*WORK TO DO*
Only lines with the word "image" are needed; collect each of them from the listing below.

*EXERCISE MATERIAL*
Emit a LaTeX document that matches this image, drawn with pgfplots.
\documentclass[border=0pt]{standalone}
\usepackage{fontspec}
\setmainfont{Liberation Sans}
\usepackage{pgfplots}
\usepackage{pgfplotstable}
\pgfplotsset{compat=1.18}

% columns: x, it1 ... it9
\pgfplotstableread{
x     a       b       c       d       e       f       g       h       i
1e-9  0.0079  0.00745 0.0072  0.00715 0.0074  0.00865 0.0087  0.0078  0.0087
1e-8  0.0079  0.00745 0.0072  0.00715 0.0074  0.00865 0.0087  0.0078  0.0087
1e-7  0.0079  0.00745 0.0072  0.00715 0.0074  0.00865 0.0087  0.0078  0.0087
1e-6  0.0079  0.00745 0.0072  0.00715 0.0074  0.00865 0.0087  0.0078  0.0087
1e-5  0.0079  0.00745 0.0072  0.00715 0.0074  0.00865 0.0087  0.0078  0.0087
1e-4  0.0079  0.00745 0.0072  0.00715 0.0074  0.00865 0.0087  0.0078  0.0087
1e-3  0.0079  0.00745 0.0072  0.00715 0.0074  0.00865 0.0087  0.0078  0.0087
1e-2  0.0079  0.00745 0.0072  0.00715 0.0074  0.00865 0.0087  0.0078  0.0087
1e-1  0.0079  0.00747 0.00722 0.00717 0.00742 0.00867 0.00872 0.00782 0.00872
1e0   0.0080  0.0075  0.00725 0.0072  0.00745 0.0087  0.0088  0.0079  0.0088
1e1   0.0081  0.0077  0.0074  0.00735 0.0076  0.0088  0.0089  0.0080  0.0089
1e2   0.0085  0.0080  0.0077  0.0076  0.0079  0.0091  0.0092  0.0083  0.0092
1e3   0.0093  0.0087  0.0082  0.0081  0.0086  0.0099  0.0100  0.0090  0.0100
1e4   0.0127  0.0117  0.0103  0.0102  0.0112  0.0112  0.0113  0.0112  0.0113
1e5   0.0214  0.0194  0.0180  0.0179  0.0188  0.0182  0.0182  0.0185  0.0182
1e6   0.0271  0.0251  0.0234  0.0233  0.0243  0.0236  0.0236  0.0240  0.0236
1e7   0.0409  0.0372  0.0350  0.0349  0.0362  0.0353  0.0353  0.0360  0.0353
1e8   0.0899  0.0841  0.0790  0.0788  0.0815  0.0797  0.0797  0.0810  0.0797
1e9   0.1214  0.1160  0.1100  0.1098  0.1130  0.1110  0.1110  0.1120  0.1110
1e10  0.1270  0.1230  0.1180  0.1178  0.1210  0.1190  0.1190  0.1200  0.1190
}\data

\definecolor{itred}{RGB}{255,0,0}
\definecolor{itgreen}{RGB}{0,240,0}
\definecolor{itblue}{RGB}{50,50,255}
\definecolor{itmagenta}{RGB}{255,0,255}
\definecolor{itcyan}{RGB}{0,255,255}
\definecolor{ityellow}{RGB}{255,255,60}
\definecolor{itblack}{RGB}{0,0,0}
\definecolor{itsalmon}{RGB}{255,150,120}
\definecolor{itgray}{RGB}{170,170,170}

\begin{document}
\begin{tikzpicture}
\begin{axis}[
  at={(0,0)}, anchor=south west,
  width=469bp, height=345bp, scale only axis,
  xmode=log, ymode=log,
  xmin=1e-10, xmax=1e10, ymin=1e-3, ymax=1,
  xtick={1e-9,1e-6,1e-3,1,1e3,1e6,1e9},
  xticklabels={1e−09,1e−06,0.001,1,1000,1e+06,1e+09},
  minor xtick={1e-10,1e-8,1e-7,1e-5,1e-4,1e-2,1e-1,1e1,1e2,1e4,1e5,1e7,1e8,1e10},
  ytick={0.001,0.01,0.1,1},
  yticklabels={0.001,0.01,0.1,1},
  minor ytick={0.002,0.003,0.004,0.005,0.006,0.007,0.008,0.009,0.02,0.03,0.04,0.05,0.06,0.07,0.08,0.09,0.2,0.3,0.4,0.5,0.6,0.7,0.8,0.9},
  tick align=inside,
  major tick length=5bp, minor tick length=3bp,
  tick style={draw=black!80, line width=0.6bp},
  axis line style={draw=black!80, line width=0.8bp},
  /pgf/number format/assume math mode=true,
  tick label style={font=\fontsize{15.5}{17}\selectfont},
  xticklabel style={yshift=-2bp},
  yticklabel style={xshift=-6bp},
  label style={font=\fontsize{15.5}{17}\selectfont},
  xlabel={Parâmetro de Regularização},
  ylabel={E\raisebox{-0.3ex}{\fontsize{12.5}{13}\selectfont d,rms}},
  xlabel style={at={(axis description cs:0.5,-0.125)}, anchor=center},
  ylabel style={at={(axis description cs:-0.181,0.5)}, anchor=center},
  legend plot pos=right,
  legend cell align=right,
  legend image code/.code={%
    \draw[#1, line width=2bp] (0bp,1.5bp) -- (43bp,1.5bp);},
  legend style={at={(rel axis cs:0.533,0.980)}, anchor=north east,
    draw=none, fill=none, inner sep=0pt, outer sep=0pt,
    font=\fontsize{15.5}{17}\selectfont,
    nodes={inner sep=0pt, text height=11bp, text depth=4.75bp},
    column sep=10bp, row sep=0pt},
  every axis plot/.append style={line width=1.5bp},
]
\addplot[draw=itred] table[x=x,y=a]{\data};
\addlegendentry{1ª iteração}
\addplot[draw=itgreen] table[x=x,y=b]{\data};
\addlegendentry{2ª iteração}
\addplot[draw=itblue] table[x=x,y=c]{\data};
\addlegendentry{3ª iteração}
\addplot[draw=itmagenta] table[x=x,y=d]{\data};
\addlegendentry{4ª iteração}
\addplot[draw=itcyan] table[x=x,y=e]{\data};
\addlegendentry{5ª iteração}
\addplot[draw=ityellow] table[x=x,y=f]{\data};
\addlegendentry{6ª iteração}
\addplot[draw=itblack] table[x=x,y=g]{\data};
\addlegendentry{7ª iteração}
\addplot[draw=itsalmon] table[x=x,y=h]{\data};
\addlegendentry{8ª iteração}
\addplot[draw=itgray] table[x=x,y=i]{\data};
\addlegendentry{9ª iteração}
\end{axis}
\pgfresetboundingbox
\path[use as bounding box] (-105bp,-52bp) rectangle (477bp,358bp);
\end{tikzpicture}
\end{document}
* * *
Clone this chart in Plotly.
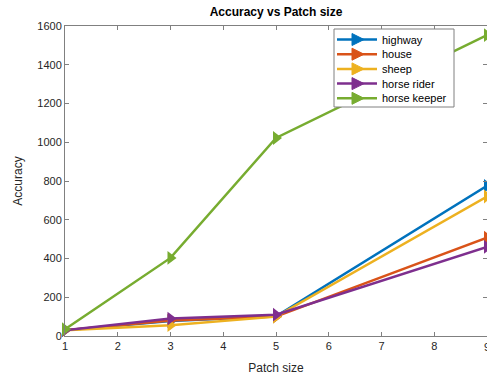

*FINAL RESULT*
Emit a LaTeX document that matches this image, drawn with pgfplots.
  legend image code/.code={%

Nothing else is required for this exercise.